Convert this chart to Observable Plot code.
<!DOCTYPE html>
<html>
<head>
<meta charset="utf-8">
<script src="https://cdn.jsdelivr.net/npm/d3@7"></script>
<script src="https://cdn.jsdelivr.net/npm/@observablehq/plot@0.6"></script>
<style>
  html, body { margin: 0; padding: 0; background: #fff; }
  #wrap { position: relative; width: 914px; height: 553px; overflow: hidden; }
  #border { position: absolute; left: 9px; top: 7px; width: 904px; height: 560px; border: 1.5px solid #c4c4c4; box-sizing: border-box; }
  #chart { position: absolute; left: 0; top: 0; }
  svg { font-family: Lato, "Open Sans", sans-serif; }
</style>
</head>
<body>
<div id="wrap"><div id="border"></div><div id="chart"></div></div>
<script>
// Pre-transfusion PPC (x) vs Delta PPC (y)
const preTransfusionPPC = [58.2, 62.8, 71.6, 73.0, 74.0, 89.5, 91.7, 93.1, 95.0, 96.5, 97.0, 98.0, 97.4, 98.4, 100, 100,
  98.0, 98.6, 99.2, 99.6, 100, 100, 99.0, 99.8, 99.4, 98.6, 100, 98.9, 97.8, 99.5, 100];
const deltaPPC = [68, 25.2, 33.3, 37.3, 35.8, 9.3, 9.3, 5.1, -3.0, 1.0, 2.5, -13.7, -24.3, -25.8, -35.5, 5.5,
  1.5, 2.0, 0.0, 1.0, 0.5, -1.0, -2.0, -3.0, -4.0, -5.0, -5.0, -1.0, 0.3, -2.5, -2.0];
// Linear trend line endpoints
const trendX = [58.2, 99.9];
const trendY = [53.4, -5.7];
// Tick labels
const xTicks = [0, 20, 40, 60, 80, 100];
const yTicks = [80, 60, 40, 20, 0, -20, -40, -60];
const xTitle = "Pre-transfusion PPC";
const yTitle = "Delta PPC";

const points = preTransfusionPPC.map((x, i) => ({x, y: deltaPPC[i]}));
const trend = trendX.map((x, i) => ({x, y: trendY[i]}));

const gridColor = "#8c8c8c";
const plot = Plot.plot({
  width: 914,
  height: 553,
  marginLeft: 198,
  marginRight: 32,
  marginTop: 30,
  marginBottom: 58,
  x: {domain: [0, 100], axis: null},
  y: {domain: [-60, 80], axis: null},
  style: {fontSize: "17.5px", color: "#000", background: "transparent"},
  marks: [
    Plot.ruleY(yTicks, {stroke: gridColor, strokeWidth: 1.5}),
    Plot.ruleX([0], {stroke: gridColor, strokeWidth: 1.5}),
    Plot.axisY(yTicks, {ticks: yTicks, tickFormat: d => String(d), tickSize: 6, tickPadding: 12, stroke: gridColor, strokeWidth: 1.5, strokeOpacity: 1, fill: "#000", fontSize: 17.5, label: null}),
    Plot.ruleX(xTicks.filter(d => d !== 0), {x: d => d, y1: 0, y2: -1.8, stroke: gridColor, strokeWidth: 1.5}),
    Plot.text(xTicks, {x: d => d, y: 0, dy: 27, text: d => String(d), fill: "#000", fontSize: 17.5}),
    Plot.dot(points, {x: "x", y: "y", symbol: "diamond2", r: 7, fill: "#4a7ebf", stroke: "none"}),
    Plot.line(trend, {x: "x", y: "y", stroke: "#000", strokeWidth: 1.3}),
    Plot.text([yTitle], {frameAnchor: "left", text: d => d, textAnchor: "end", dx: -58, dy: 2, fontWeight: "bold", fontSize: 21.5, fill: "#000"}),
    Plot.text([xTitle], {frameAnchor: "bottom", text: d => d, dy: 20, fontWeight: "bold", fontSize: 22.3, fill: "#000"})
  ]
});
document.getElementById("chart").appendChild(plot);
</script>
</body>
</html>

Work required: Find the lines containing "chart" and pull them out.

Response:
Convert this chart to Observable Plot code.
  #chart { position: absolute; left: 0; top: 0; }
<div id="wrap"><div id="border"></div><div id="chart"></div></div>
document.getElementById("chart").appendChild(plot);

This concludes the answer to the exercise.